В Японии военных лет была распространена идея что хотя белые люди и выше японцев, они слабее – потому что сидят на стульях, а не на полу, как японцы. Таким образом у японцев сильнее мышцы ног. А после войны учителя истории, по воспоминанием тех кто в конце 1940-ых учился в школе, дружно переобулись в воздухе и стали рассказывать ученикам что Япония проиграла войну именно потому что американцы и русские выше японцев ростом. (Вспомнила сцену из любимого кина Paradise Road. Лагерь на Суматре, где японцы интернируют европейских женщин и несколько китаянок. Женщин заставляют носить воду в баню, где моются японские солдаты. В паре работают девушка из патриархальной религиозной голландской семьи и разбитная китаянка. Голландке очень некомфортно, ей раньше видеть голых мужчин не приходилось. Китаянка удивляется – ты, что раньше никогда мужских органов не видела? Нет – отвечает голландка. Китаянка: ну тогда слушай сюда. Бывает маленький азиатский мужчина – и у него вот такой большой (и показывает руками). Бывает большой европейский мужчина – и у него вот такой маленький (и показывает двумя пальцами). По росту никогда не скажешь. Голландка кивает с видом «какие ценные знания»). То поколение вспоминает, что после такого переобувания в воздухе они уже вообще учителям не верили, не единому слову.
Я вспоминал эти рассказы когда разговорился с двумя учительницами из бывшего Восточного Берлина. Лишь два года прошло с момента объединения двух Германий. Как учительницы объясняли своим ученикам вот это? Сохранили ли они доверие учеников?
Фрау Лейн и фрау Насс было обеим за сорок. Фраун Насс была директором школы и членом компартии ГДР, фрау Лейн – беспартийная рядовая учительница. Обе одеты скорее практично чем красиво. У обеих прически в стиле «лишь бы поменьше возиться». Я рассказал им про послевоенные кульбиты японских учителей и спросил – а как у вас? «У нас не было таких проблем» — сказала фрау Насс. В своей зоне оккупации русские тупо уволили 90% учителей и оставили только тех у кого была история оппозиции нацистскому режиму, кто сидел в тюрьме или в лагере. С доверием учеников у этих людей все было хорошо. Некоторые темы просто не поднимались. «Мы не говорили неправды. Просто по некоторым темам мы не говорили ничего».

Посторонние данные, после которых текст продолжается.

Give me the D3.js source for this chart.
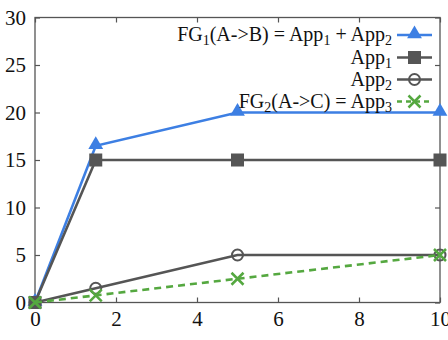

Беглого взгляда на восточногерманские учебники истории достаточно чтобы понять что это не совсем так. Вот как там оправдывается Пакт Молотова-Риббентропа: «Планы разрешить внутренние противоречия империалистической системы за счет СССР потерпели неудачу. СССР расстроил планы строительства широкой антисоветской коалиции и поставил заслон немецкой агрессии в восточной Европе. Этот пакт дал СССР два года, в течении которых он мог готовиться к оборонительной войне.» Советское участие в очередном разделе Польши подавалось как защита украинцев и беларусов от произвола (где-то мы это уже слышали – примечание переводчика).
Какое чувство вины могло возникнуть у учеников фрау Лейн и фрау Насс? Они же родились в демократической, миролюбивой республике рабочих и крестьян. Их предки сопротивлялись гитлеровскому режиму (все поголовно, ага). Третий Рейх не подавался им как аберрация в длинной и трагичной немецкой истории. Не подавался он и как последствие наиболее зловещих аспектов немецкой философской мысли. Вместо этого восточногерманских подростков учили что Третий Рейх – логичная, финальная и наиболее агрессивная стадия развития капитализма.
Давайте посмотрим на иллюстрации восточногерманских учебников. Там много портретов героев сопротивления вроде Эриха Хоннекера, который правил ГДР два десятка лет и тут же – Зоя Космодемьянская. Гитлер на фото неизменно стоит в окружении немецких промышленников, чтобы ни у кого не осталось сомнений чьей марионеткой он являлся. Фотографий собственно войны немного, а те что есть – изображают советских, а не немецких солдат. Есть кое-какие фото из концлагерей, в основном из Бухенвальда, где действовало сильное коммунистическое подполье. Восточногерманские учебники предпочитают говорить не о геноциде и зверствах, а героизме немецких коммунистических подпольщиков и советских солдат.
По словам фрау Лейн и фрау Насс заподногерманские учебники, которые им раздали после объединения – совсем другие. Там до кучи Холокоста, и в тексте, и в фотографиях. Правила поведения заключенных в концлагерях, Нюрнбергские законы 1935, речи Геббельса, вот это вот всё.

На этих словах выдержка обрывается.